Il referendum sta dispiegando tutte le sue potenzialità di catalizzatore delle lotte degli ultimi due anni. Non era affatto scontato il sì della Cgil. Ma alla fine ha dovuto prendere posizione. Per una forte pressione dal basso (alla fine centinaia di rsu e strutture sindacali hanno preso posizione per il sì), ma anche perché per la Cgil oggi è vitale non rimanere socialmente isolata, ad esempio dai movimenti che si sono espressi nell'ultima fase. Paolo Nerozzi in una intervista sul Manifesto del 29 aprile: "non possiamo non confrontarci con i sentimenti delle persone con cui abbiamo fatto un pezzo importante di strada insieme. Una scelta diversa da parte nostra creerebbe lacerazioni e abbandoni, romperebbe il rapporto con tante ragazze e ragazzi."
Da parte del Prc sarebbe un grave errore se concepisse la campagna come una sorta di campagna di partito dove sventolare la propria bandiera ad ogni presidio e in ogni assemblea pubblica. Al Prc la campagna la stanno già facendo i media, quello sull'art.18 è già conosciuto come il "referendum di Bertinotti". Proprio al contrario il compito dei compagni del Prc è di allargare e di costituire comitati per il sì coinvolgendo le Rsu e accettando ovunque convenga di fare un passo indietro. L'interesse di partito in questo momento è molto semplice: sventolare poche bandiere, raggiungere il quorum.
Come sempre, quando il Corriere della Sera lancia una campagna contro qualcosa ingaggia alcuni killer della carta stampata, e tra questi il più cattivo è Francesco Merlo (uno di quelli che con la Fallaci strillava contro la devastazione di Firenze alla vigilia del social forum): come è rilassante vederli così preoccupati!

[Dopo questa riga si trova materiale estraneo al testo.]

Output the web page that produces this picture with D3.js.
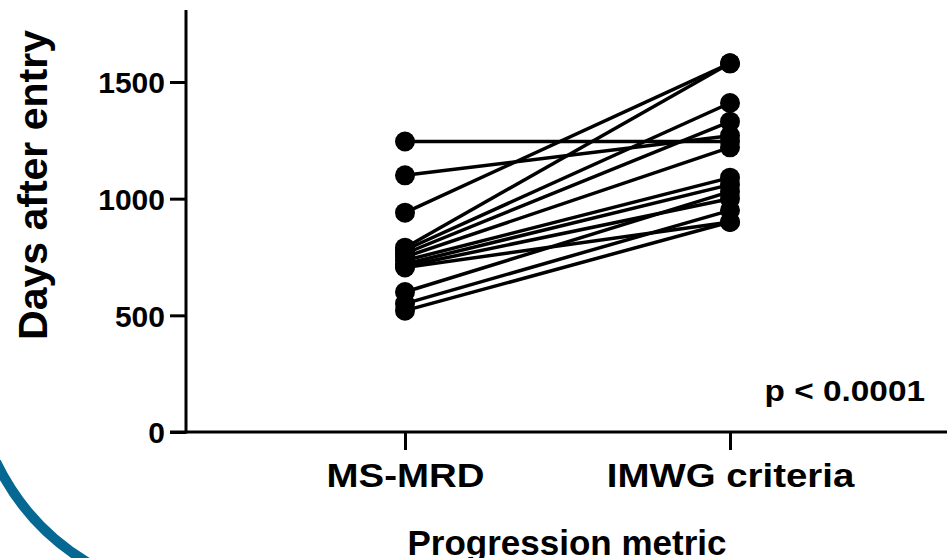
<!DOCTYPE html>
<html><head><meta charset="utf-8">
<script src="https://cdn.jsdelivr.net/npm/d3@7"></script>
<style>body{margin:0;background:#fff}svg{display:block}text{font-family:"Liberation Sans",Arial,sans-serif;font-weight:bold}</style>
</head><body>
<svg id="c" width="947" height="558"></svg>
<script>
const categories = ["MS-MRD", "IMWG criteria"];
const msmrd = [1245, 1100, 940, 790, 780, 765, 750, 735, 720, 710, 705, 600, 550, 520];
const imwg  = [1245, 1270, 1580, 1580, 1410, 1330, 1220, 1090, 1060, 1000, 900, 1030, 950, 900];
const yTicks = [0, 500, 1000, 1500];
const yMax = 1800;
const pText = "p < 0.0001";
const yTitle = "Days after entry";
const xTitle = "Progression metric";

const svg = d3.select("#c");
const y = d3.scaleLinear().domain([0, yMax]).range([432, 12]);
const x = d3.scalePoint().domain(categories).range([405, 730]);
const axX = 186;

// decorative arc
svg.append("path").attr("d","M -4,462 Q 28,528 90,564").attr("fill","none")
  .attr("stroke","#056893").attr("stroke-width",10);

// y axis
const ya = svg.append("g").attr("transform",`translate(${axX},0)`)
  .call(d3.axisLeft(y).tickValues(yTicks).tickSize(16).tickPadding(5).tickFormat(d3.format("d")));
ya.select(".domain").remove();
ya.selectAll(".tick line").attr("stroke","#000").attr("stroke-width",3);
ya.selectAll(".tick text").attr("font-size",30).attr("fill","#000").attr("dy","0.36em");
svg.append("line").attr("x1",axX).attr("x2",axX).attr("y1",y(yMax)-2).attr("y2",y(0)+1.5)
  .attr("stroke","#000").attr("stroke-width",3);

// x axis
const xa = svg.append("g").attr("transform",`translate(0,${y(0)})`)
  .call(d3.axisBottom(x).tickSize(18).tickPadding(0));
xa.select(".domain").remove();
xa.selectAll(".tick line").attr("stroke","#000").attr("stroke-width",3);
xa.selectAll(".tick text").attr("font-size",34).attr("fill","#000").attr("y",0).attr("dy",0)
  .attr("transform","translate(0,55) scale(1.13,1)");
svg.append("line").attr("x1",170).attr("x2",950).attr("y1",y(0)).attr("y2",y(0))
  .attr("stroke","#000").attr("stroke-width",3);

// pairs
const pairs = msmrd.map((v,i)=>[v, imwg[i]]);
svg.append("g").selectAll("line").data(pairs).join("line")
  .attr("x1",x(categories[0])).attr("x2",x(categories[1]))
  .attr("y1",d=>y(d[0])).attr("y2",d=>y(d[1]))
  .attr("stroke","#000").attr("stroke-width",3.5);
const pts = [];
pairs.forEach(d=>{pts.push([categories[0],d[0]]);pts.push([categories[1],d[1]]);});
svg.append("g").selectAll("circle").data(pts).join("circle")
  .attr("cx",d=>x(d[0])).attr("cy",d=>y(d[1])).attr("r",10).attr("fill","#000");

// texts
svg.append("text").attr("transform","translate(925,401) scale(1.15,1)").attr("text-anchor","end")
  .attr("font-size",29).text(pText);
svg.append("text").attr("transform","translate(47,185) rotate(-90)").attr("text-anchor","middle")
  .attr("font-size",41).text(yTitle);
svg.append("text").attr("x",567).attr("y",555).attr("text-anchor","middle").attr("font-size",35).text(xTitle);
</script>
</body></html>
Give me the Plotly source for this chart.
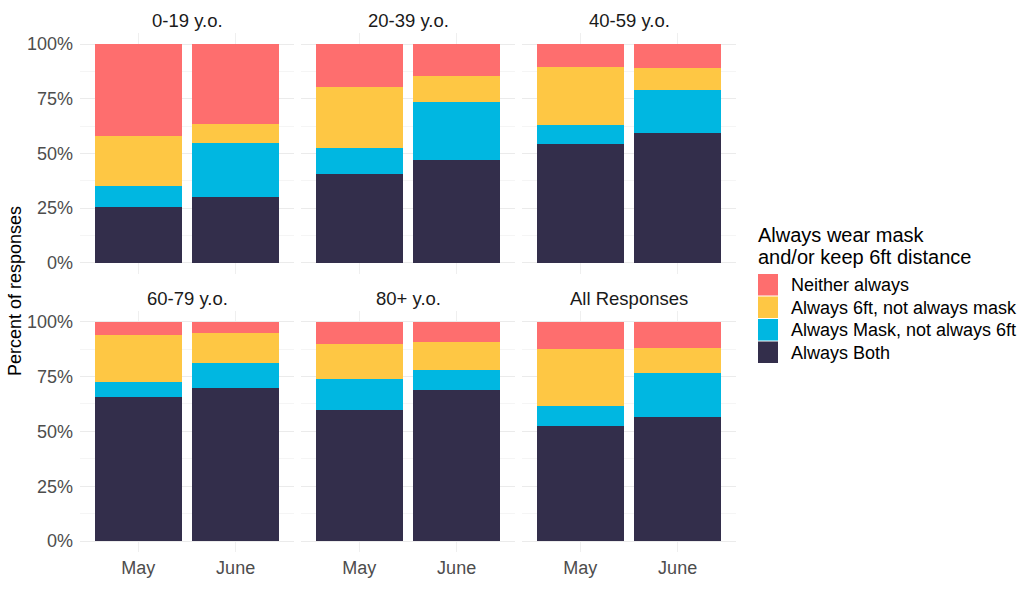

Scrive: "Dicono che questo referendum sia come una bomba intelligente dentro la sinistra italiana dove quasi tutti vorrebbero votare no e tuttavia tutti votereanno sì per non farsi scavalcare a sinistra dal concorrente. E' tipico delle mischie: invece di seguire la palla, ciascuno segue il proprio uomo. Così Epifani segue Berlinguer che segue Cofferati che segue Fassino che segue Epifani mentre D'Alema raddoppia la marcatura su Fassino e tiene per la maglia Cofferati...e la palla indisturbata, direbbe Bruno Pizzul, minacciosamente si avvia a rete."
Ma sì, magari stavolta facciamo goal.